The negative emotional response triggered by spending money, which varies in intensity depending on payment method, timing, and framing.

What Is the Pain of Paying?

The pain of paying is the literal emotional discomfort — measurable in the insula, a brain region also associated with physical pain — that people experience when parting with money. The intensity isn't constant; it varies with payment method, timing, visibility, and framing. Reducing payment pain is one of the quietest conversion levers available.

Also Known As

  • Marketing teams: "payment friction"
  • Sales teams: "checkout pain"
  • Growth teams: "billing UX"
  • Product teams: "pricing presentation"
  • Behavioral science: Prelec and Loewenstein's (1998) pain of paying

How It Works

A SaaS tool sells at $120/year. Page A shows "$120/yr billed annually." Page B shows "Just $10/month — billed annually." Same product, same total, but B converts better because $10 produces less payment pain than $120, even though the user will be charged the same amount either way. Compressing the unit of reference lowers the psychological cost of the transaction.

Best Practices

  • Do default to the payment frequency with the lowest per-payment pain (often annual with monthly framing).
  • Do decouple the payment moment from the consumption moment (free trials, delayed billing, subscriptions).
  • Do accept payment methods that feel lower-pain (credit cards, digital wallets, Apple Pay).
  • Don't itemize every charge at checkout if bundled pricing converts better and is ethically appropriate.
  • Don't require payment at the highest-pain moment of the journey.

Common Mistakes

  • Requiring credit card upfront for a "free trial" — the pain of paying is triggered immediately.
  • Showing annual totals without daily or monthly framing on high-ticket products.
  • Presenting itemized fees at checkout that weren't transparent earlier ("surprise fees").

Industry Context

  • SaaS/B2B: Monthly vs. annual framing, "less than $X/day" positioning, invoice vs. autopay.
  • Ecommerce/DTC: Buy-now-pay-later options, bundled pricing, free-shipping thresholds.
  • Lead gen/services: Phased billing, deliverable-based invoicing, retainer vs. per-project pricing.

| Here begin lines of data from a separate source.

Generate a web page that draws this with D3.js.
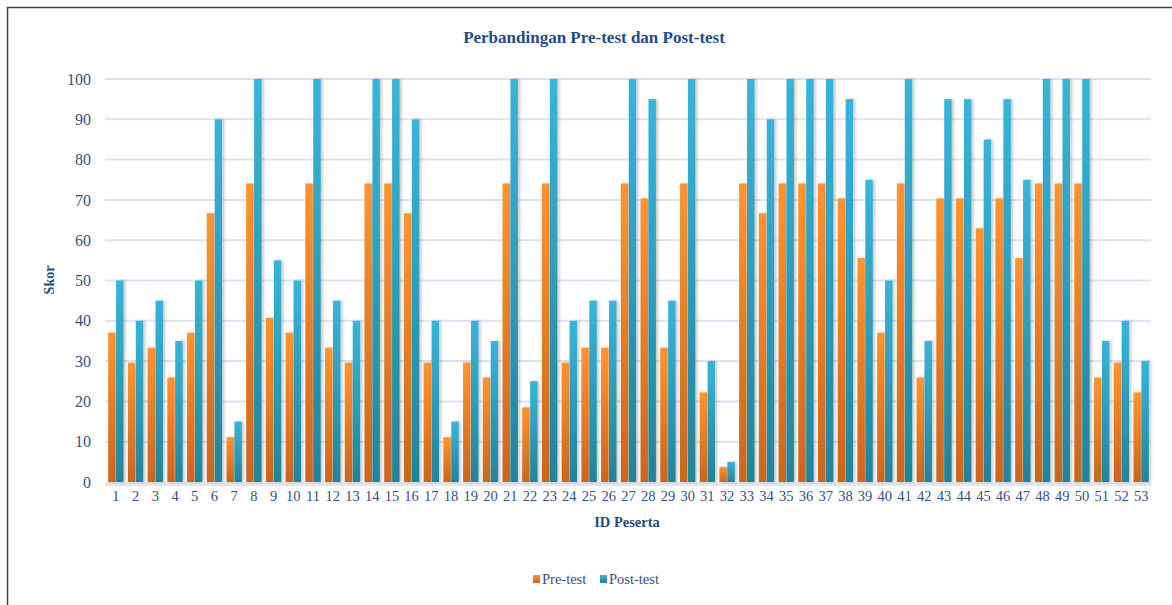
<!DOCTYPE html>
<html>
<head>
<meta charset="utf-8">
<script src="https://cdn.jsdelivr.net/npm/d3@7"></script>
<style>
  body { margin: 0; background: #fff; }
  svg { display: block; }
  text { font-family: "Liberation Serif", "DejaVu Serif", serif; }
</style>
</head>
<body>
<div class="chart"></div>
<script>
// participant ids and scores
var ids = d3.range(1, 54).map(String);
var preTest = [37.04, 29.63, 33.33, 25.93, 37.04, 66.67, 11.11, 74.07, 40.74, 37.04,
  74.07, 33.33, 29.63, 74.07, 74.07, 66.67, 29.63, 11.11, 29.63, 25.93,
  74.07, 18.52, 74.07, 29.63, 33.33, 33.33, 74.07, 70.37, 33.33, 74.07,
  22.22, 3.70, 74.07, 66.67, 74.07, 74.07, 74.07, 70.37, 55.56, 37.04,
  74.07, 25.93, 70.37, 70.37, 62.96, 70.37, 55.56, 74.07, 74.07, 74.07,
  25.93, 29.63, 22.22];
var postTest = [50, 40, 45, 35, 50, 90, 15, 100, 55, 50,
  100, 45, 40, 100, 100, 90, 40, 15, 40, 35,
  100, 25, 100, 40, 45, 45, 100, 95, 45, 100,
  30, 5, 100, 90, 100, 100, 100, 95, 75, 50,
  100, 35, 95, 95, 85, 95, 75, 100, 100, 100,
  35, 40, 30];
var seriesNames = ['Pre-test', 'Post-test'];
var yTicks = [0, 10, 20, 30, 40, 50, 60, 70, 80, 90, 100];

var width = 1172, height = 605;
var textColor = '#35507e';

var svg = d3.select('.chart').append('svg').attr('width', width).attr('height', height);

var defs = svg.append('defs');
function grad(id, top, bottom) {
  var g = defs.append('linearGradient').attr('id', id)
    .attr('x1', 0).attr('y1', 0).attr('x2', 0).attr('y2', 1);
  g.append('stop').attr('offset', '0%').attr('stop-color', top);
  g.append('stop').attr('offset', '100%').attr('stop-color', bottom);
}
grad('gPre', '#ff942e', '#c9661e');
grad('gPost', '#37b5da', '#23849a');
var shadow = defs.append('filter').attr('id', 'shadow')
  .attr('x', '-50%').attr('y', '-5%').attr('width', '250%').attr('height', '115%');
shadow.append('feDropShadow').attr('dx', 2).attr('dy', 0).attr('stdDeviation', 1.6)
  .attr('flood-color', '#000').attr('flood-opacity', 0.22);

// outer border (left + top)
svg.append('path').attr('d', 'M7.5,605 L7.5,7.5 L1172,7.5')
  .attr('fill', 'none').attr('stroke', '#444').attr('stroke-width', 1.5);

var x = d3.scaleBand().domain(ids).range([106, 1151]).paddingInner(0.22).paddingOuter(0.11);
var xSub = d3.scaleBand().domain(seriesNames).range([0, x.bandwidth()]).paddingInner(0.06);
var y = d3.scaleLinear().domain([0, 100]).range([482, 79]);

// gridlines
svg.append('g').selectAll('line').data(yTicks.filter(d => d > 0)).enter()
  .append('line')
  .attr('x1', 105).attr('x2', 1151)
  .attr('y1', d => y(d)).attr('y2', d => y(d))
  .attr('stroke', '#d9e4f2').attr('stroke-width', 2);

// floor
svg.append('rect').attr('x', 105).attr('y', y(0)).attr('width', 1046).attr('height', 4)
  .attr('fill', '#e2e6ec');

// bars
var rows = ids.map((id, i) => ({id: id, values: [
  {key: 'Pre-test', v: preTest[i]}, {key: 'Post-test', v: postTest[i]}]}));

var groups = svg.append('g').selectAll('g').data(rows).enter()
  .append('g').attr('transform', d => `translate(${x(d.id)},0)`);
groups.selectAll('rect').data(d => d.values).enter()
  .append('rect')
  .attr('x', d => xSub(d.key))
  .attr('y', d => y(d.v))
  .attr('width', xSub.bandwidth())
  .attr('height', d => y(0) - y(d.v))
  .attr('fill', d => d.key === 'Pre-test' ? 'url(#gPre)' : 'url(#gPost)')
  .attr('filter', 'url(#shadow)');

// y axis labels
var yAxis = svg.append('g').attr('transform', 'translate(91,0)')
  .call(d3.axisLeft(y).tickValues(yTicks).tickSize(0).tickPadding(0));
yAxis.select('.domain').remove();
yAxis.selectAll('text').attr('fill', textColor).style('font-size', '16px')
  .style('font-family', '"Liberation Serif", serif');

// x axis labels
var xAxis = svg.append('g').attr('transform', 'translate(0,491)')
  .call(d3.axisBottom(x).tickSize(0).tickPadding(0));
xAxis.select('.domain').remove();
xAxis.selectAll('text').attr('fill', textColor).style('font-size', '14.5px')
  .style('font-family', '"Liberation Serif", serif');

// titles
svg.append('text').attr('x', 594).attr('y', 43).attr('text-anchor', 'middle')
  .attr('fill', '#224c82').style('font-size', '17px').style('font-weight', 'bold')
  .text('Perbandingan Pre-test dan Post-test');

svg.append('text').attr('transform', 'translate(54,280) rotate(-90)')
  .attr('text-anchor', 'middle').attr('fill', '#224c82')
  .style('font-size', '14px').style('font-weight', 'bold').text('Skor');

svg.append('text').attr('x', 627).attr('y', 527).attr('text-anchor', 'middle')
  .attr('fill', '#224c82').style('font-size', '14.5px').style('font-weight', 'bold')
  .text('ID Peserta');

// legend
var legend = svg.append('g').selectAll('g').data(seriesNames).enter()
  .append('g').attr('transform', (d, i) => `translate(${i === 0 ? 533 : 600},575)`);
legend.append('rect').attr('width', 7).attr('height', 8)
  .attr('fill', d => d === 'Pre-test' ? 'url(#gPre)' : 'url(#gPost)');
legend.append('text').attr('x', 9).attr('y', 8.5).attr('fill', textColor)
  .style('font-size', '14.5px').text(d => d);
</script>
</body>
</html>
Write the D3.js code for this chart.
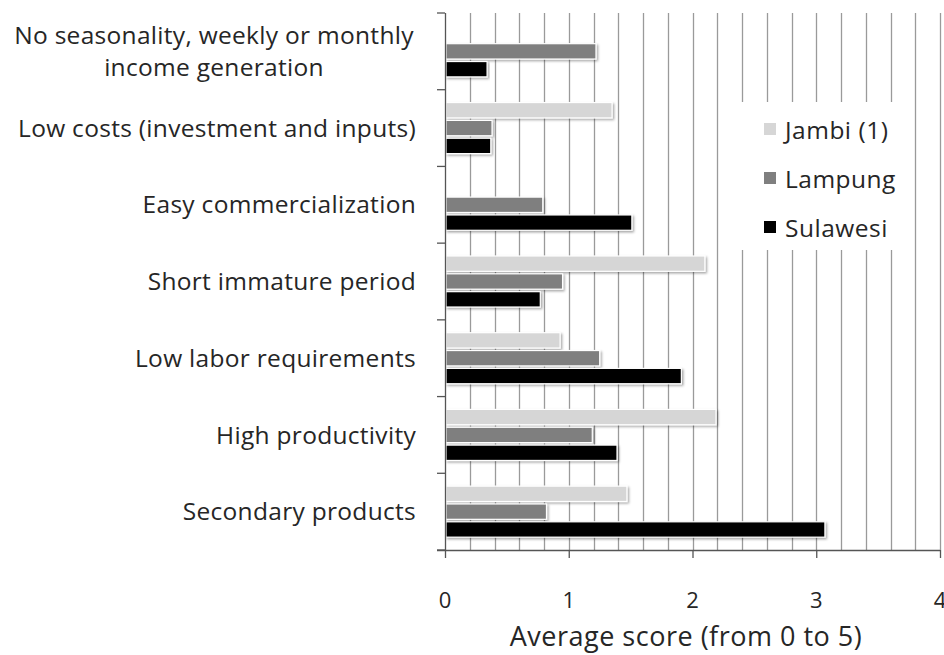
<!DOCTYPE html>
<html><head><meta charset="utf-8">
<script src="https://cdn.jsdelivr.net/npm/d3@7"></script>
<style>body{margin:0;background:#fff}svg{display:block}text{font-family:"Open Sans",Lato,sans-serif;fill:#262626}</style>
</head><body><svg id="c" width="944" height="655"></svg>
<script>
const categories = [
  ["No seasonality, weekly or monthly","income generation"],
  ["Low costs (investment and inputs)"],
  ["Easy commercialization"],
  ["Short immature period"],
  ["Low labor requirements"],
  ["High productivity"],
  ["Secondary products"]
];
const seriesNames = ["Jambi (1)","Lampung","Sulawesi"];
const seriesColors = ["#d6d6d6","#7f7f7f","#000000"];
const jambi    = [null, 1.35, null, 2.10, 0.93, 2.19, 1.47];
const lampung  = [1.22, 0.38, 0.79, 0.95, 1.25, 1.19, 0.82];
const sulawesi = [0.34, 0.37, 1.51, 0.77, 1.91, 1.39, 3.07];
const xTicks = [0,1,2,3,4];
const xTitle = "Average score (from 0 to 5)";

const svg = d3.select("#c");
const pL = 445, pR = 940, pT = 13, pB = 550;
const x = d3.scaleLinear().domain([0,4]).range([pL,pR]);
const y = d3.scaleBand().domain(d3.range(categories.length)).range([pT,pB]).padding(0);
const ys = d3.scaleBand().domain(d3.range(3)).range([0,y.bandwidth()]).paddingInner(0.14).paddingOuter(0.72);

const defs = svg.append("defs");
const f = defs.append("filter").attr("id","sh").attr("x","-5%").attr("y","-30%").attr("width","110%").attr("height","170%");
f.append("feDropShadow").attr("dx",1.5).attr("dy",1.5).attr("stdDeviation",1.2).attr("flood-color","#000").attr("flood-opacity",0.35);

// gridlines
svg.append("g").selectAll("line").data(d3.range(1,21).map(i=>i*0.2)).join("line")
  .attr("x1",d=>Math.round(x(d))+0.5).attr("x2",d=>Math.round(x(d))+0.5)
  .attr("y1",pT).attr("y2",pB)
  .attr("stroke","#9a9a9a").attr("stroke-width",1.3);

// bars
const series = [jambi,lampung,sulawesi];
series.forEach((vals,si)=>{
  svg.append("g").selectAll("rect").data(vals.map((v,i)=>({v,i})).filter(d=>d.v!=null)).join("rect")
    .attr("x",x(0)+1).attr("y",d=>y(d.i)+ys(si))
    .attr("width",d=>x(d.v)-x(0)-1).attr("height",ys.bandwidth())
    .attr("fill",seriesColors[si]).attr("stroke","#fff").attr("stroke-width",1.2)
    .attr("filter","url(#sh)");
});

// y axis
const yAxis = svg.append("g");
yAxis.append("line").attr("x1",pL+0.5).attr("x2",pL+0.5).attr("y1",pT).attr("y2",pB).attr("stroke","#555").attr("stroke-width",1.3);
yAxis.selectAll(".t").data(d3.range(categories.length+1)).join("line")
  .attr("x1",pL-8).attr("x2",pL).attr("y1",d=>pT+d*y.step()).attr("y2",d=>pT+d*y.step())
  .attr("stroke","#555").attr("stroke-width",1.3);
// x axis
svg.append("line").attr("x1",pL-8).attr("x2",pR).attr("y1",pB+0.5).attr("y2",pB+0.5).attr("stroke","#555").attr("stroke-width",1.3);
svg.append("g").selectAll("line").data(xTicks).join("line")
  .attr("x1",d=>x(d)+0.5).attr("x2",d=>x(d)+0.5).attr("y1",pB).attr("y2",pB+8)
  .attr("stroke","#555").attr("stroke-width",1.3);
svg.append("g").selectAll("text").data(xTicks).join("text")
  .attr("x",d=>x(d)).attr("y",608).attr("text-anchor","middle").attr("font-size",22).text(d=>d);
svg.append("text").attr("x",686).attr("y",646).attr("text-anchor","middle").attr("font-size",27)
  .attr("letter-spacing",0.5).text(xTitle);

// category labels
const lab = svg.append("g");
categories.forEach((lines,i)=>{
  const cy = y(i)+y.bandwidth()/2;
  const lh = 32;
  lines.forEach((t,j)=>{
    lab.append("text").attr("x", lines.length>1 ? 214 : 416)
      .attr("text-anchor", lines.length>1 ? "middle":"end")
      .attr("y", cy + (j-(lines.length-1)/2)*lh).attr("dy","0.35em").attr("font-size",24.5)
      .attr("letter-spacing",0.3).text(t);
  });
});

// legend
const lg = svg.append("g");
lg.append("rect").attr("x",722).attr("y",102).attr("width",190).attr("height",148).attr("fill","#fff");
seriesNames.forEach((n,i)=>{
  const cy = 130 + i*49;
  lg.append("rect").attr("x",764).attr("y",cy-7).attr("width",12).attr("height",12).attr("fill",seriesColors[i]);
  lg.append("text").attr("x",785).attr("y",cy).attr("dy","0.35em").attr("font-size",24.5)
    .attr("letter-spacing",0.5).text(n);
});
</script></body></html>
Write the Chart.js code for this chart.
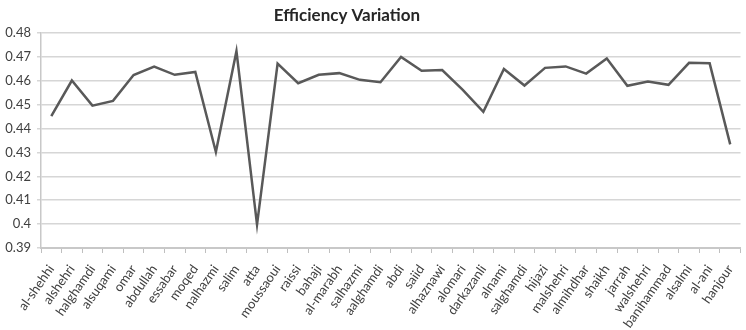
<!DOCTYPE html>
<html>
<head>
<meta charset="utf-8">
<script src="https://cdn.jsdelivr.net/npm/chart.js@4.4.1/dist/chart.umd.min.js"></script>
<style>
  html, body { margin: 0; padding: 0; background: #fff; overflow: hidden; width: 746px; height: 330px; }
  canvas { display: block; }
</style>
</head>
<body>
<canvas id="c" width="752" height="330"></canvas>
<script>
const chartTitle = 'Efficiency Variation';

const names = [
  'al-shehhi', 'alshehri', 'halghamdi', 'alsuqami', 'omar', 'abdullah', 'essabar',
  'moqed', 'nalhazmi', 'salim', 'atta', 'moussaoui', 'raissi', 'bahaji', 'al-marabh',
  'salhazmi', 'aalghamdi', 'abdi', 'saiid', 'alhaznawi', 'alomari', 'darkazanli',
  'alnami', 'salghamdi', 'hijazi', 'malshehri', 'almihdhar', 'shaikh', 'jarrah',
  'walshehri', 'banihammad', 'alsalmi', 'al-ani', 'hanjour'
];

const efficiency = [
  0.4452, 0.4601, 0.4496, 0.4516, 0.4624, 0.4659, 0.4625,
  0.4637, 0.4302, 0.4724, 0.3998, 0.4672, 0.4590, 0.4625, 0.4632,
  0.4604, 0.4594, 0.4700, 0.4642, 0.4645, 0.4562, 0.4470,
  0.4649, 0.4580, 0.4654, 0.4660, 0.4630, 0.4693, 0.4579,
  0.4597, 0.4583, 0.4675, 0.4673, 0.4334
];

const yTicks = [0.39, 0.40, 0.41, 0.42, 0.43, 0.44, 0.45, 0.46, 0.47, 0.48];

// Heading drawn above the plot, slightly left of the canvas centre
const headingPlugin = {
  id: 'heading',
  afterDraw(chart) {
    const ctx = chart.ctx;
    ctx.save();
    ctx.font = 'bold 17px Lato, "Open Sans", sans-serif';
    ctx.fillStyle = '#262626';
    ctx.textAlign = 'center';
    ctx.textBaseline = 'alphabetic';
    ctx.fillText(chartTitle, 347, 21);
    ctx.restore();
  }
};

new Chart(document.getElementById('c'), {
  type: 'line',
  data: {
    labels: names,
    datasets: [{
      data: efficiency,
      borderColor: '#595959',
      borderWidth: 2.5,
      pointRadius: 0,
      tension: 0,
      fill: false
    }]
  },
  options: {
    responsive: false,
    animation: false,
    devicePixelRatio: 1,
    layout: { padding: { top: 33, right: 0, left: 0, bottom: 0 } },
    plugins: {
      legend: { display: false },
      title: { display: false },
      tooltip: { enabled: false }
    },
    scales: {
      x: {
        offset: true,
        grid: {
          offset: true,
          drawOnChartArea: false,
          drawTicks: true,
          tickLength: 5,
          color: '#bfbfbf',
          lineWidth: 1
        },
        border: { color: '#c8c8c8', width: 2 },
        ticks: {
          autoSkip: false,
          maxRotation: 55,
          minRotation: 55,
          padding: 9,
          color: '#404040',
          font: { family: 'Lato, "Open Sans", sans-serif', size: 13 }
        },
        afterFit(scale) { scale.height = 82; }
      },
      y: {
        min: 0.39,
        max: 0.48,
        afterBuildTicks(scale) { scale.ticks = yTicks.map(v => ({ value: v })); },
        grid: {
          color: '#d6d6d6',
          lineWidth: 1.5,
          drawTicks: true,
          tickLength: 4
        },
        border: { color: '#c8c8c8', width: 1.5 },
        ticks: {
          padding: 6,
          color: '#404040',
          font: { family: 'Lato, "Open Sans", sans-serif', size: 13 },
          callback: v => String(Number(v.toFixed(2)))
        },
        afterFit(scale) { scale.width = 41; }
      }
    }
  },
  plugins: [headingPlugin]
});
</script>
</body>
</html>
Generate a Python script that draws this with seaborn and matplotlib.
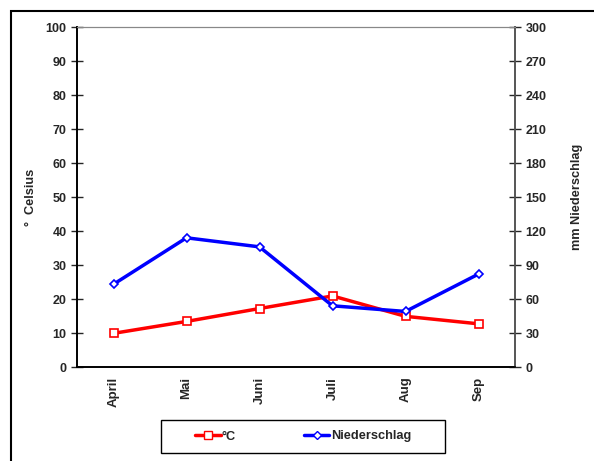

The Behavioral Science Connection

Drazen Prelec and George Loewenstein's 1998 paper formalized the concept. fMRI research (Knutson et al., 2007) confirmed that price display activates insula regions associated with pain. The effect combines with hyperbolic discounting, loss aversion, and mental accounting — payment feels worse when it's salient, immediate, and temporally close to consumption.

Key Takeaway

The way you present a price changes how much it hurts to pay — reduce payment pain with frequency, framing, and timing, not just with discounts.